Clocks and watches appear so often in Murder Mysteries that they deserve a page all of their own.
Time as an Alibi
In the 1975 episode of Columbo called Identity Crisis time appears in the alibi of the villain in two ways. The villain claims that he could not have been present at the murder scene at the time in question because he was at his office recording a speech for a client into a dictaphone. He leaves this on the desk of his secretary, who will type it up for him the next morning. In the background Columbo hears a clock striking, which is supposed to put a time stamp on when the recording was made. However, the villain reset the clock in question and it is clearly not irrefutable evidence. Background noses in recordings are regular alibi and evidence features.
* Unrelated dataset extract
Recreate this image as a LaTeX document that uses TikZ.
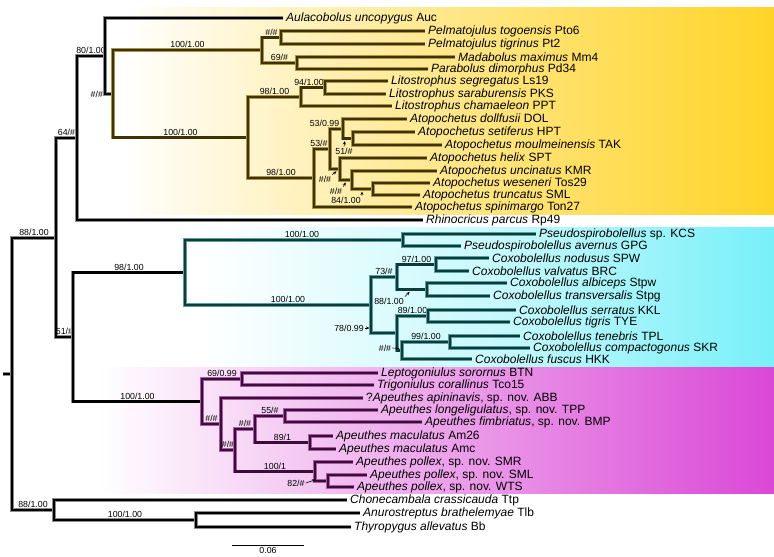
\documentclass[tikz,border=0pt]{standalone}
\usepackage{fontspec}
\setmainfont{Liberation Sans}
\usetikzlibrary{arrows.meta,calc}

\definecolor{yband}{RGB}{255,212,40}
\definecolor{cband}{RGB}{120,240,248}
\definecolor{mband}{RGB}{218,72,214}
\definecolor{ytree}{RGB}{62,50,4}
\definecolor{yhalo}{RGB}{170,148,70}
\definecolor{ctree}{RGB}{14,58,58}
\definecolor{chalo}{RGB}{90,160,160}
\definecolor{mtree}{RGB}{60,12,58}
\definecolor{mhalo}{RGB}{165,95,160}

\tikzset{
  branch/.style={line width=2.2pt},
  kbr/.style={branch, draw=black, preaction={draw=black!45, line width=3.6pt}},
  ybr/.style={branch, draw=ytree, preaction={draw=yhalo, line width=3.6pt}},
  cbr/.style={branch, draw=ctree, preaction={draw=chalo, line width=3.6pt}},
  mbr/.style={branch, draw=mtree, preaction={draw=mhalo, line width=3.6pt}},
  tip/.style={anchor=west, inner xsep=3pt, inner ysep=0pt, font=\fontsize{12}{13}\selectfont},
  sup/.style={font=\fontsize{8.8}{10}\selectfont, inner sep=1pt},
  ptr/.style={-{Stealth[length=3.5pt,width=3pt]}, line width=0.6pt, shorten >=0.5pt},
}

\begin{document}
\begin{tikzpicture}[x=1pt, y=-1pt]
\useasboundingbox (0,0) rectangle (774,557);

% clade bands
\shade[left color=white, right color=yband, middle color=yband!55] (120,7) rectangle (774,214);
\shade[left color=white, right color=cband, middle color=cband!40] (200,227) rectangle (774,367);
\shade[left color=white, right color=mband, middle color=mband!50] (100,367) rectangle (774,493);

% internal nodes
\coordinate (rootstub) at (3,374);
\coordinate (root) at (12,374);
\coordinate (ing) at (56,238);
\coordinate (n64) at (77,138);
\coordinate (n80) at (105,56);
\coordinate (nh1) at (113,94);
\coordinate (n100a) at (262,50);
\coordinate (nh2) at (281,37.5);
\coordinate (n69) at (297,63);
\coordinate (n100b) at (248,137.5);
\coordinate (n98a) at (301,97);
\coordinate (n94) at (325,87.5);
\coordinate (n98b) at (314,178);
\coordinate (n53a) at (330,149);
\coordinate (n53b) at (343,129);
\coordinate (n51) at (353,138.5);
\coordinate (nh3) at (340,169);
\coordinate (nh4) at (352,180);
\coordinate (n84) at (373,189);
\coordinate (n51b) at (73,337);
\coordinate (cy) at (185,272.5);
\coordinate (pse) at (403,240);
\coordinate (cox) at (371,305);
\coordinate (n73) at (397,277);
\coordinate (n97) at (436,264.5);
\coordinate (n88c) at (427,289.5);
\coordinate (n78) at (397,333);
\coordinate (n89) at (428,316);
\coordinate (nh5) at (402,350.5);
\coordinate (n99) at (450,342);
\coordinate (mg) at (202,401.5);
\coordinate (n69b) at (242,379);
\coordinate (nh6) at (221,424);
\coordinate (nh7) at (235,450);
\coordinate (nh8) at (255,429);
\coordinate (n55) at (285,416);
\coordinate (n89b) at (310,442.5);
\coordinate (n100c) at (315,471.5);
\coordinate (n82) at (328,481);
\coordinate (n88o) at (54,510);
\coordinate (n100d) at (196,520);

% tips
\node[tip] (auc) at (283,18) {\textit{Aulacobolus uncopygus} Auc};
\node[tip] (pto) at (425,31) {\textit{Pelmatojulus togoensis} Pto6};
\node[tip] (pt) at (425,44) {\textit{Pelmatojulus tigrinus} Pt2};
\node[tip] (mm) at (455,57) {\textit{Madabolus maximus} Mm4};
\node[tip] (pd) at (428,69) {\textit{Parabolus dimorphus} Pd34};
\node[tip] (ls) at (388,81) {\textit{Litostrophus segregatus} Ls19};
\node[tip] (pks) at (386,94) {\textit{Litostrophus saraburensis} PKS};
\node[tip] (ppt) at (392,106) {\textit{Litostrophus chamaeleon} PPT};
\node[tip] (dol) at (407,119) {\textit{Atopochetus dollfusii} DOL};
\node[tip] (hpt) at (415,132) {\textit{Atopochetus setiferus} HPT};
\node[tip] (tak) at (442,145) {\textit{Atopochetus moulmeinensis} TAK};
\node[tip] (spt) at (427,158) {\textit{Atopochetus helix} SPT};
\node[tip] (kmr) at (437,171) {\textit{Atopochetus uncinatus} KMR};
\node[tip] (tos) at (430,183) {\textit{Atopochetus weseneri} Tos29};
\node[tip] (smla) at (420,195) {\textit{Atopochetus truncatus} SML};
\node[tip] (ton) at (412,207) {\textit{Atopochetus spinimargo} Ton27};
\node[tip] (rp) at (423,220) {\textit{Rhinocricus parcus} Rp49};

\node[tip] (kcs) at (536,234) {\textit{Pseudospirobolellus} sp. KCS};
\node[tip] (gpg) at (461,246) {\textit{Pseudospirobolellus avernus} GPG};
\node[tip] (spw) at (489,258) {\textit{Coxobolellus nodusus} SPW};
\node[tip] (brc) at (469,271) {\textit{Coxobolellus valvatus} BRC};
\node[tip] (stpw) at (507,283) {\textit{Coxobolellus albiceps} Stpw};
\node[tip] (stpg) at (490,296) {\textit{Coxobolellus transversalis} Stpg};
\node[tip] (kkl) at (516,310) {\textit{Coxobolellus serratus} KKL};
\node[tip] (tye) at (510,322) {\textit{Coxobolellus tigris} TYE};
\node[tip] (tpl) at (520,336) {\textit{Coxobolellus tenebris} TPL};
\node[tip] (skr) at (530,348) {\textit{Coxobolellus compactogonus} SKR};
\node[tip] (hkk) at (472,359) {\textit{Coxobolellus fuscus} HKK};

\node[tip] (btn) at (378,373) {\textit{Leptogoniulus sorornus} BTN};
\node[tip] (tco) at (374,385) {\textit{Trigoniulus corallinus} Tco15};
\node[tip] (abb) at (363,398) {?\textit{Apeuthes apininavis}, sp. nov. ABB};
\node[tip] (tpp) at (378,410) {\textit{Apeuthes longeligulatus}, sp. nov. TPP};
\node[tip] (bmp) at (422,422) {\textit{Apeuthes fimbriatus}, sp. nov. BMP};
\node[tip] (am26) at (333,436) {\textit{Apeuthes maculatus} Am26};
\node[tip] (amc) at (336,449) {\textit{Apeuthes maculatus} Amc};
\node[tip] (smr) at (353,462) {\textit{Apeuthes pollex}, sp. nov. SMR};
\node[tip] (smlb) at (367,475) {\textit{Apeuthes pollex}, sp. nov. SML};
\node[tip] (wts) at (354,487) {\textit{Apeuthes pollex}, sp. nov. WTS};

\node[tip] (ttp) at (347,500) {\textit{Chonecambala crassicauda} Ttp};
\node[tip] (tlb) at (360,513) {\textit{Anurostreptus brathelemyae} Tlb};
\node[tip] (bb) at (351,527) {\textit{Thyropygus allevatus} Bb};

% backbone
\draw[kbr] (rootstub) -- (root);
\draw[kbr] (root) |- node[sup, above, pos=.75] (s88a) {88/1.00} (ing);
\draw[kbr] (root) |- node[sup, above, pos=.75] (s88o) {88/1.00} (n88o);
\draw[kbr] (ing) |- node[sup, above, pos=.75] (s64) {64/\#} (n64);
\draw[kbr] (ing) |- node[sup, above, pos=.75] (s51b) {51/\#} (n51b);
\draw[kbr] (n64) |- node[sup, above, pos=.75] (s80) {80/1.00} (n80);
\draw[kbr] (n64) |- (rp.west);
\draw[kbr] (n80) |- (auc.west);
\draw[kbr] (n80) |- node[sup, left, pos=.5] (sh1) {\#/\#} (nh1);

% yellow clade
\draw[ybr] (nh1) |- node[sup, above, pos=.75] (s100a) {100/1.00} (n100a);
\draw[ybr] (nh1) |- node[sup, above, pos=.75] (s100b) {100/1.00} (n100b);
\draw[ybr] (n100a) |- node[sup, above, pos=.75] (sh2) {\#/\#} (nh2);
\draw[ybr] (n100a) |- node[sup, above, pos=.75] (s69) {69/\#} (n69);
\draw[ybr] (nh2) |- (pto.west);
\draw[ybr] (nh2) |- (pt.west);
\draw[ybr] (n69) |- (mm.west);
\draw[ybr] (n69) |- (pd.west);
\draw[ybr] (n100b) |- node[sup, above, pos=.75] (s98a) {98/1.00} (n98a);
\draw[ybr] (n100b) |- node[sup, above, pos=.75] (s98b) {98/1.00} (n98b);
\draw[ybr] (n98a) |- node[sup, above, pos=.75, xshift=-4pt] (s94) {94/1.00} (n94);
\draw[ybr] (n98a) |- (ppt.west);
\draw[ybr] (n94) |- (ls.west);
\draw[ybr] (n94) |- (pks.west);
\draw[ybr] (n98b) |- node[sup, above, pos=.75, xshift=-3pt] (s53a) {53/\#} (n53a);
\draw[ybr] (n98b) |- (ton.west);
\draw[ybr] (n53a) |- node[sup, above, pos=.75, xshift=-12pt] (s53b) {53/0.99} (n53b);
\draw[ybr] (n53a) |- (nh3);
\draw[ybr] (n53b) |- (dol.west);
\draw[ybr] (n53b) |- (n51);
\draw[ybr] (n51) |- (hpt.west);
\draw[ybr] (n51) |- (tak.west);
\draw[ybr] (nh3) |- (spt.west);
\draw[ybr] (nh3) |- (nh4);
\draw[ybr] (nh4) |- (kmr.west);
\draw[ybr] (nh4) |- (n84);
\draw[ybr] (n84) |- (tos.west);
\draw[ybr] (n84) |- (smla.west);

\node[sup] (s51) at (344,151) {51/\#};
\draw[ptr] (s51.north) -- ($(n51)+(-8,2)$);
\node[sup] (sh3) at (325,179) {\#/\#};
\draw[ptr] (sh3.north east) -- ($(nh3)+(-3,2)$);
\node[sup] (sh4) at (336,191) {\#/\#};
\draw[ptr] (sh4.north east) -- ($(nh4)+(-6,2)$);
\node[sup] (s84) at (346,200) {84/1.00};
\draw[ptr] (s84.north east) -- ($(n84)+(-11,2)$);

% cyan clade
\draw[kbr] (n51b) |- node[sup, above, pos=.75] (s98c) {98/1.00} (cy);
\draw[kbr] (n51b) |- node[sup, above, pos=.75] (s100m) {100/1.00} (mg);
\draw[cbr] (cy) |- node[sup, above, pos=.75, xshift=8pt] (s100p) {100/1.00} (pse);
\draw[cbr] (cy) |- node[sup, above, pos=.75, xshift=10pt] (s100x) {100/1.00} (cox);
\draw[cbr] (pse) |- (kcs.west);
\draw[cbr] (pse) |- (gpg.west);
\draw[cbr] (cox) |- node[sup, above, pos=.75] (s73) {73/\#} (n73);
\draw[cbr] (cox) |- (n78);
\draw[cbr] (n73) |- node[sup, above, pos=.75] (s97) {97/1.00} (n97);
\draw[cbr] (n73) |- (n88c);
\draw[cbr] (n97) |- (spw.west);
\draw[cbr] (n97) |- (brc.west);
\draw[cbr] (n88c) |- (stpw.west);
\draw[cbr] (n88c) |- (stpg.west);
\draw[cbr] (n78) |- node[sup, above, pos=.75] (s89) {89/1.00} (n89);
\draw[cbr] (n78) |- (nh5);
\draw[cbr] (n89) |- (kkl.west);
\draw[cbr] (n89) |- (tye.west);
\draw[cbr] (nh5) |- node[sup, above, pos=.75] (s99) {99/1.00} (n99);
\draw[cbr] (nh5) |- (hkk.west);
\draw[cbr] (n99) |- (tpl.west);
\draw[cbr] (n99) |- (skr.west);

\node[sup] (s88c) at (389,301) {88/1.00};
\draw[ptr] (s88c.north east) -- ($(n88c)+(-17,2)$);
\node[sup] (s78) at (349,328) {78/0.99};
\draw[ptr, shorten >=1.5pt] (s78.east) -- ($(n78)+(-26,-5)$);
\node[sup] (sh5) at (385,348) {\#/\#};
\draw[ptr] (sh5.east) -- ($(nh5)+(-2,-2)$);

% magenta clade
\draw[mbr] (mg) |- node[sup, above, pos=.75] (s69b) {69/0.99} (n69b);
\draw[mbr] (mg) |- node[sup, above, pos=.75] (sh6) {\#/\#} (nh6);
\draw[mbr] (n69b) |- (btn.west);
\draw[mbr] (n69b) |- (tco.west);
\draw[mbr] (nh6) |- (abb.west);
\draw[mbr] (nh6) |- node[sup, above, pos=.75] (sh7) {\#/\#} (nh7);
\draw[mbr] (nh7) |- node[sup, above, pos=.75] (sh8) {\#/\#} (nh8);
\draw[mbr] (nh7) |- node[sup, above, pos=.75] (s100s) {100/1} (n100c);
\draw[mbr] (nh8) |- node[sup, above, pos=.75] (s55) {55/\#} (n55);
\draw[mbr] (nh8) |- node[sup, above, pos=.75] (s89b) {89/1} (n89b);
\draw[mbr] (n55) |- (tpp.west);
\draw[mbr] (n55) |- (bmp.west);
\draw[mbr] (n89b) |- (am26.west);
\draw[mbr] (n89b) |- (amc.west);
\draw[mbr] (n100c) |- (smr.west);
\draw[mbr] (n100c) |- (n82);
\draw[mbr] (n82) |- (smlb.west);
\draw[mbr] (n82) |- (wts.west);

\node[sup] (s82) at (296,483) {82/\#};
\draw[ptr] (s82.east) -- ($(n82)+(-12,-1.5)$);

% outgroup
\draw[kbr] (n88o) |- (ttp.west);
\draw[kbr] (n88o) |- node[sup, above, pos=.75] (s100o) {100/1.00} (n100d);
\draw[kbr] (n100d) |- (tlb.west);
\draw[kbr] (n100d) |- (bb.west);

% scale bar
\coordinate (sbl) at (232,545);
\coordinate (sbr) at (304,545);
\draw[line width=0.9pt] (sbl) -- node[sup, below=1pt] (sbt) {0.06} (sbr);

\end{tikzpicture}
\end{document}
The real evidence is also a sound on the recording. Early on the murderer closes the blinds to stop the sun coming in. The window in question faces towards the sunrise, so Columbo knows that he was not there in the evening but early the next morning.
The Reset Watch
This idea often comes up in murder mysteries. During a violent death a watch might be smashed at a specific time to suggest when the murder took place. If a cunning murderer sets the time for half an hour earlier and then heads off to the location of his alibi and makes sure he is seen then he might be able to claim to have a solid alibi. However, if someone makes a big noise about being somewhere then the investigator should be suspicious.
Two interesting possibilities. 1. The victim if left handed and therefore wears his watch on his right wrist. 12% of people are left handed (interestingly this has not changed throughout evolution - source QI). The murderer removes the watch but without thinking puts it back on the more common left wrist.
The second possibility again comes from Columbo. This time it is in the classic Fade In To Murder starring William Shatner. The victim works in films and has the habit of running his watch five minutes fast. Of course, when the murderer resets it he does not take this into account. As always, the detective finds out.
The Train Ticket
Now this one is used in one of our own productions, but there are versions of this trick in various other murder mysteries. In ours the suspect leaves the crime scene and can prove it because he uses an Oyster Card. His journey would be registered on the automated system. However, he jumps of at the first stop and buys a ticket for cash to return to the crime scene. The suspect makes a big fuss about proving that he departed when he did, and many teams accept this at face value. However, some teams also want him to prove when and where his journey ended. Obviously this is much harder for him to do and his protestations about forgetting to touch his card only make him more suspicious.
A more clever murderer would not have used his Oyster but bought a return ticket using a credit card. Then the investigator would have to ask whether he had an Oyster Card and, if so, why he did not use it on this occasion.